In a rather volatile investing year so far, April was a good month, bouncing back from a down March. The rebound was driven by the so-called Magnificent 7 group of stocks that include Meta, Alphabet, Amazon, Apple, Microsoft, Nvidia and Tesla. Although inflation continues to edge higher and geopolitical concerns can’t be ignored, earnings for these and other technology companies continue to rise. 

While oil prices don’t have much of an impact on the Mag 7 companies’ ability to earn, they do have an impact on other companies and, as a result, the stock market. The war in Iran has put upward pressure on oil prices the world hasn’t seen in recent years but the United Arab Emirates’ decision to exit OPEC could lead to higher production that might put downward pressure on prices.
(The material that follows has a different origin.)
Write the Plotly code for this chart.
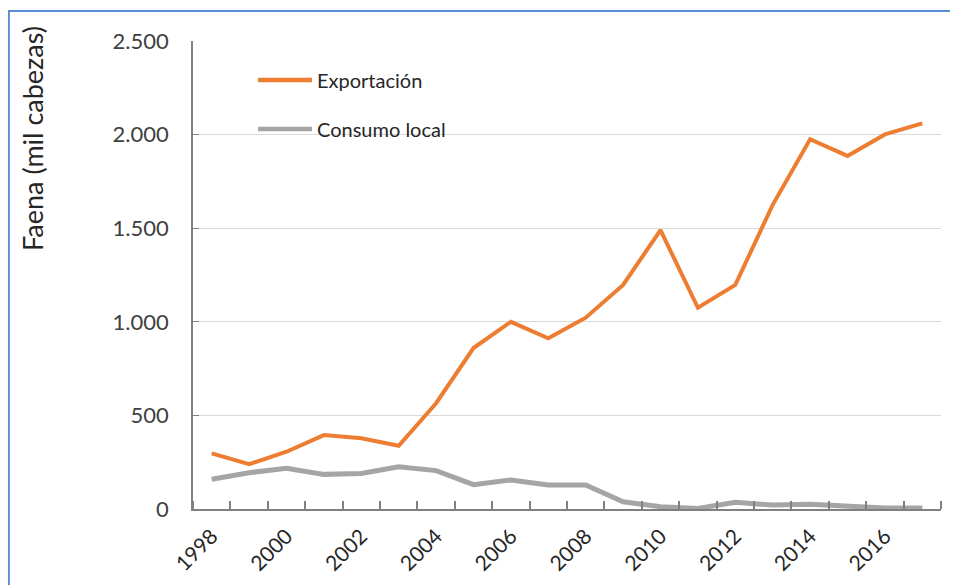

Regardless, oil will probably continue to dominate the headlines for the foreseeable future. 

April performance:

•    S&P 500 – increase of 10.5% in April;
o    Up 5.7% year-to-date;
•    Russell 2000 Index of small, U.S. stocks – up 12.2% in April;
o    Up 13.2% year-to-date;
•    MSCI EAFE of international companies – Up 7.5% in April;
o    Up 6.1% year-to-date;
•    Bloomberg U.S. Aggregate bond index – Up 0.1% in April;
o    Up 0.1% year-to-date.


One last note, while the S&P 500 index of large, U.S. companies has performed well as a group, 46% of the companies are underperforming the index. In fact, 11% are down more than 20%. As a sector, healthcare is the worst-performing, down 5.3%. 

Recently, longtime clients asked me to opine on a column written by an economist stating the U.S. is certain to enter a recession this year and the stock market will plunge as a result.
 
First, I always get suspicious when someone states that something will happen unequivocally – particularly things as difficult to predict as recessions and market performance. As Jason Zweig of the Wall Street Journal said about market bubbles, “As I’ve warned before, bubblespotting is a lot harder than it seems. If identifying a bubble were easy, then we all could do it. And, if we all could do it, then a bubble wouldn’t form in the first place.”

Owen Lamont, a portfolio manager at Acadian Asset Management has written extensively about market extremes. One definition of a bubble, he jokes, is “when I think the stock market is overpriced and then it doubles.” 

Zweig’s advice? Make sure your portfolio is diversified – hold large, U.S. stocks but also smaller stocks and international companies as well – and rebalance regularly to ensure you’re still following your investment plan. Check and check.

Thank you for your continuing confidence.